Where does it say the initial acceleration was 1 m/s^2? It just says, "after being lifted 3.0 m, it is moving at 3.0 m/s." When it is moving at 3 m/s, this is a constant velocity; constant velocity means zero acceleration. While it is moving at constant velocity, the only forces acting on the bucket are gravity and the tension in the rope (which must be equal and opposite forces), so the tension in the rope is F = ma = (50.0 kg)(9.81 m/s^2) = 491 N.

 

[Jt00]

Well, to accelerate to a velocity of 3 m/s in 3 m, the bucket would have to accelerate at an average rate of 1 m/s, so that at 1 m it would be going 1 m/s, at 2 m it would be going 2 m/s, and at 3 m it would be going 3 m/s. I think it is implied that the bucket continues to accelerate at this rate. But to get to the answer, there has to be an additional 1/2 m/s² of acceleration in addition to the 1 m/s² and gravity's 9.8 m/s². Still, there is the possibility that the answer given was wrong.

 

[wjm11]

Well, to accelerate to a velocity of 3 m/s in 3 m, the bucket would have to accelerate at an average rate of 1 m/s, so that at 1 m it would be going 1 m/s, at 2 m it would be going 2 m/s, and at 3 m it would be going 3 m/s. I think it is implied that the bucket continues to accelerate at this rate. But to get to the answer, there has to be an additional 1/2 m/s² of acceleration in addition to the 1 m/s² and gravity's 9.8 m/s². Still, there is the possibility that the answer given was wrong.

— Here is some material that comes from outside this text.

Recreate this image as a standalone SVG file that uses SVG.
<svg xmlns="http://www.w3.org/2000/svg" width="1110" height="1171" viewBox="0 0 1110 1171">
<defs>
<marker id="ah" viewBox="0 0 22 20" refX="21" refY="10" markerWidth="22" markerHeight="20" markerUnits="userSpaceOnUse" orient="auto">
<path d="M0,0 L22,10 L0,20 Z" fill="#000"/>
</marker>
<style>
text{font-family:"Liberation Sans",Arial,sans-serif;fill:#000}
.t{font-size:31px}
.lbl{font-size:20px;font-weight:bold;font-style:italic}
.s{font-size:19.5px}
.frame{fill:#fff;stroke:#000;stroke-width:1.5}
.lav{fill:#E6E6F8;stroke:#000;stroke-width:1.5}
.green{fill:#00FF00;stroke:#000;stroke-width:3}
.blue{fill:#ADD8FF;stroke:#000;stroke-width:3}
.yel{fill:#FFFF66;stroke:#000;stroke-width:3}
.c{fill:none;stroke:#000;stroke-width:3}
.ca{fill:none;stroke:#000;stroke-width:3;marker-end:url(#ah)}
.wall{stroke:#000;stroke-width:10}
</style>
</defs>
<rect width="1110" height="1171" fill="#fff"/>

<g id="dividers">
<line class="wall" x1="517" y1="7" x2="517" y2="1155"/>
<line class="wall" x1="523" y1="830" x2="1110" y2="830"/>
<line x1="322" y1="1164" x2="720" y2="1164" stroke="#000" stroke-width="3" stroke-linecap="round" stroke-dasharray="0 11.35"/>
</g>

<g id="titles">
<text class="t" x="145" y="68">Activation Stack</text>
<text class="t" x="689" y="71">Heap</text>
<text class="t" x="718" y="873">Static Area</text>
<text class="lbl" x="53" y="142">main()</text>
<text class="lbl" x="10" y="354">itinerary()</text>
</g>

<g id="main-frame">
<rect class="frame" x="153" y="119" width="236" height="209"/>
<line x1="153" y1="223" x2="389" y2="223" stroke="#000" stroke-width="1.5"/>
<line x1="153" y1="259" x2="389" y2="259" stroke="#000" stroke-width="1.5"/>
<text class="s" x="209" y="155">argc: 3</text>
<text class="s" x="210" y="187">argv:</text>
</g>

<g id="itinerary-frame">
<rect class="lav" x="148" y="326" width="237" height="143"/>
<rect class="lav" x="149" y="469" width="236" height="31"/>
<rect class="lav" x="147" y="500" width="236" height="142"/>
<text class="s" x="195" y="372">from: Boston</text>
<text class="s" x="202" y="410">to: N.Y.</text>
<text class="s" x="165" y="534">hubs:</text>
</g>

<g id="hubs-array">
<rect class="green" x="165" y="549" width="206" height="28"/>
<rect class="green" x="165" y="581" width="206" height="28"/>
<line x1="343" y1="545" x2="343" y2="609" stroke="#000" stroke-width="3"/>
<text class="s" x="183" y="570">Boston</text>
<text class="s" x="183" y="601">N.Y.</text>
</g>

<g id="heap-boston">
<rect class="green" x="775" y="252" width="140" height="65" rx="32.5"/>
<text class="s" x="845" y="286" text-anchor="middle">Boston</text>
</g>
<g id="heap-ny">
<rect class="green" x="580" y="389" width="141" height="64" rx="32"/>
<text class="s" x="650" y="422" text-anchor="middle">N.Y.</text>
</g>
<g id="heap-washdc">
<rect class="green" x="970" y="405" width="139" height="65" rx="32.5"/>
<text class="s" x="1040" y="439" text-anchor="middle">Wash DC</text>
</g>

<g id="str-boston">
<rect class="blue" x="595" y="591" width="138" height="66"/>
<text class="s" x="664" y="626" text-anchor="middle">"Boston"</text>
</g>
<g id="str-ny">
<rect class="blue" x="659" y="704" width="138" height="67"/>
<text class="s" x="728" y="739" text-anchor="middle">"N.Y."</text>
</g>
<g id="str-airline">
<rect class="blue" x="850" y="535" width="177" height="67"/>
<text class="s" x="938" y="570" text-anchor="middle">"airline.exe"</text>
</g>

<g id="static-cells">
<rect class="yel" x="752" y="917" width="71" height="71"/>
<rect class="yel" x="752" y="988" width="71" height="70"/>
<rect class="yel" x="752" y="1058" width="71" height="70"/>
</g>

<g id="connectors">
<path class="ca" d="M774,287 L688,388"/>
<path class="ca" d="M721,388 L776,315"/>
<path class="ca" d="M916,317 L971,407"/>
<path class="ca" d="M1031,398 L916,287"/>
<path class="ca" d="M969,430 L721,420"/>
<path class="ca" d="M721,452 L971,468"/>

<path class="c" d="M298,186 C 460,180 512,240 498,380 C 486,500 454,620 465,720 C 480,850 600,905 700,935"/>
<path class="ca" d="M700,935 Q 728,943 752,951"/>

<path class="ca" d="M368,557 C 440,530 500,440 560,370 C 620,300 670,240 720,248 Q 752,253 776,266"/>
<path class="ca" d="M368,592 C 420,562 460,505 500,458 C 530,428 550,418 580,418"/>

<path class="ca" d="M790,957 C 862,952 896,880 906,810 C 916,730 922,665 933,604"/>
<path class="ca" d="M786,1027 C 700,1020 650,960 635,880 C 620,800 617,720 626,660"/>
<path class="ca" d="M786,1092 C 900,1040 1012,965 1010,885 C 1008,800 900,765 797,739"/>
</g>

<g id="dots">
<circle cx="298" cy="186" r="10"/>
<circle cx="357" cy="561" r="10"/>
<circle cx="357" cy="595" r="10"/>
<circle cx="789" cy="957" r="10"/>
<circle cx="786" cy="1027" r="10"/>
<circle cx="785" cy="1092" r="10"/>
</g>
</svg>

Ah, I understand now. Is there something in the problem statement that says you should assume uniform acceleration? Also, your logic is incorrect re the 1 m/s^2. Since we know initial and final velocities and the distance covered, we use the formula:

(vf)^2 = (vi)^2 + 2ax

where vf = final velocity, vi = initial velocity, and x = distance. So,

(3 m/s)^2 = (0 m/s)^2 + 2(a)(3 m)

a = 1.5 m/s^2

Hope that helps.

 

[Jt00]

Yes, that's how it was, she explained that problem in class because almost everyone had asked her about it.
Thanks!